> **Your goal**
Restate the data exactly as given and keep the pictures out.

> **Dataset excerpt**
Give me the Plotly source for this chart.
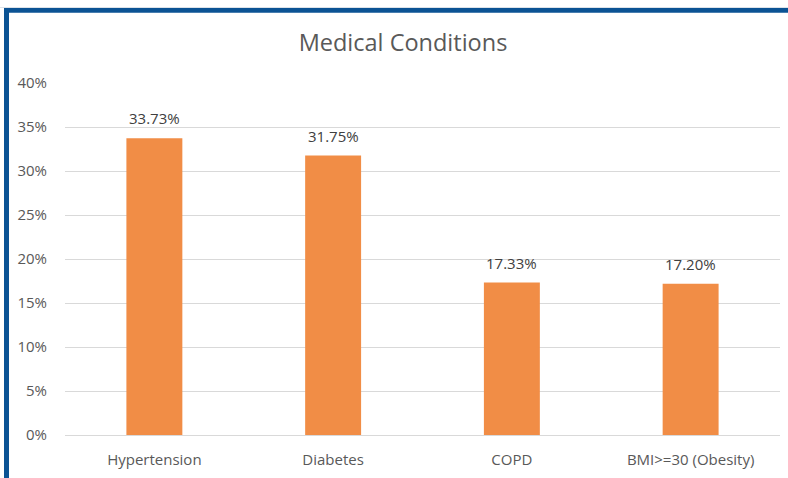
import plotly.graph_objects as go

categories = ["Hypertension", "Diabetes", "COPD", "BMI>=30 (Obesity)"]
values = [33.73, 31.75, 17.33, 17.20]
labels = ["33.73%", "31.75%", "17.33%", "17.20%"]
tick_vals = [0, 5, 10, 15, 20, 25, 30, 35, 40]
tick_text = ["0%", "5%", "10%", "15%", "20%", "25%", "30%", "35%", "40%"]

W, H = 788, 478
L, R, T, B = 65, 8, 83, 43
pw, ph = W - L - R, H - T - B
FONT = "Open Sans, Lato, sans-serif"

def px_x(x):
    return (x - L) / pw

def px_y(y):
    return (H - B - y) / ph

fig = go.Figure(go.Bar(
    x=categories, y=values,
    marker_color="#F18D46", marker_line_width=0,
    hoverinfo="skip",
))

for c, v, t in zip(categories, values, labels):
    fig.add_annotation(x=c, y=v, text=t, showarrow=False,
                       yanchor="bottom", yshift=8,
                       font=dict(family=FONT, size=15, color="#404040"))

fig.update_layout(
    width=W, height=H,
    margin=dict(l=L, r=R, t=T, b=B),
    paper_bgcolor="white", plot_bgcolor="white",
    font=dict(family=FONT, color="#595959"),
    bargap=0.687,
    showlegend=False,
    title=dict(text="Medical Conditions", x=403 / W, xanchor="center",
               y=1 - 43 / H, yanchor="middle",
               font=dict(size=23.5, color="#595959")),
    xaxis=dict(showgrid=False, showline=False, ticks="", ticklabelstandoff=14,
               tickfont=dict(size=15, color="#595959")),
    yaxis=dict(range=[0, 40], tickvals=tick_vals, ticktext=tick_text,
               showgrid=True, gridcolor="#D9D9D9", gridwidth=1,
               zeroline=True, zerolinecolor="#D9D9D9", zerolinewidth=1,
               showline=False, ticks="", ticklabelstandoff=17,
               tickfont=dict(size=15, color="#595959")),
    shapes=[
        dict(type="rect", xref="paper", yref="paper",
             x0=px_x(0), x1=px_x(W), y0=px_y(7), y1=px_y(7.8),
             fillcolor="#D0D8E0", line_width=0, layer="above"),
        dict(type="rect", xref="paper", yref="paper",
             x0=px_x(4), x1=px_x(W), y0=px_y(12.7), y1=px_y(8),
             fillcolor="#0B5394", line_width=0, layer="above"),
        dict(type="rect", xref="paper", yref="paper",
             x0=px_x(4), x1=px_x(9), y0=px_y(H), y1=px_y(8),
             fillcolor="#0B5394", line_width=0, layer="above"),
    ],
)

fig.write_html("out.html", config={"displayModeBar": False},
               post_script="document.body.style.margin='0';")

> **Exercise response**
Give me the Plotly source for this chart.
import plotly.graph_objects as go

categories = ["Hypertension", "Diabetes", "COPD", "BMI>=30 (Obesity)"]
values = [33.73, 31.75, 17.33, 17.20]
labels = ["33.73%", "31.75%", "17.33%", "17.20%"]
tick_vals = [0, 5, 10, 15, 20, 25, 30, 35, 40]
tick_text = ["0%", "5%", "10%", "15%", "20%", "25%", "30%", "35%", "40%"]

W, H = 788, 478
L, R, T, B = 65, 8, 83, 43
pw, ph = W - L - R, H - T - B
FONT = "Open Sans, Lato, sans-serif"

def px_x(x):
    return (x - L) / pw

def px_y(y):
    return (H - B - y) / ph

fig = go.Figure(go.Bar(
    x=categories, y=values,
    marker_color="#F18D46", marker_line_width=0,
    hoverinfo="skip",
))

for c, v, t in zip(categories, values, labels):
    fig.add_annotation(x=c, y=v, text=t, showarrow=False,
                       yanchor="bottom", yshift=8,
                       font=dict(family=FONT, size=15, color="#404040"))

fig.update_layout(
    width=W, height=H,
    margin=dict(l=L, r=R, t=T, b=B),
    paper_bgcolor="white", plot_bgcolor="white",
    font=dict(family=FONT, color="#595959"),
    bargap=0.687,
    showlegend=False,
    title=dict(text="Medical Conditions", x=403 / W, xanchor="center",
               y=1 - 43 / H, yanchor="middle",
               font=dict(size=23.5, color="#595959")),
    xaxis=dict(showgrid=False, showline=False, ticks="", ticklabelstandoff=14,
               tickfont=dict(size=15, color="#595959")),
    yaxis=dict(range=[0, 40], tickvals=tick_vals, ticktext=tick_text,
               showgrid=True, gridcolor="#D9D9D9", gridwidth=1,
               zeroline=True, zerolinecolor="#D9D9D9", zerolinewidth=1,
               showline=False, ticks="", ticklabelstandoff=17,
               tickfont=dict(size=15, color="#595959")),
    shapes=[
        dict(type="rect", xref="paper", yref="paper",
             x0=px_x(0), x1=px_x(W), y0=px_y(7), y1=px_y(7.8),
             fillcolor="#D0D8E0", line_width=0, layer="above"),
        dict(type="rect", xref="paper", yref="paper",
             x0=px_x(4), x1=px_x(W), y0=px_y(12.7), y1=px_y(8),
             fillcolor="#0B5394", line_width=0, layer="above"),
        dict(type="rect", xref="paper", yref="paper",
             x0=px_x(4), x1=px_x(9), y0=px_y(H), y1=px_y(8),
             fillcolor="#0B5394", line_width=0, layer="above"),
    ],
)

fig.write_html("out.html", config={"displayModeBar": False},
               post_script="document.body.style.margin='0';")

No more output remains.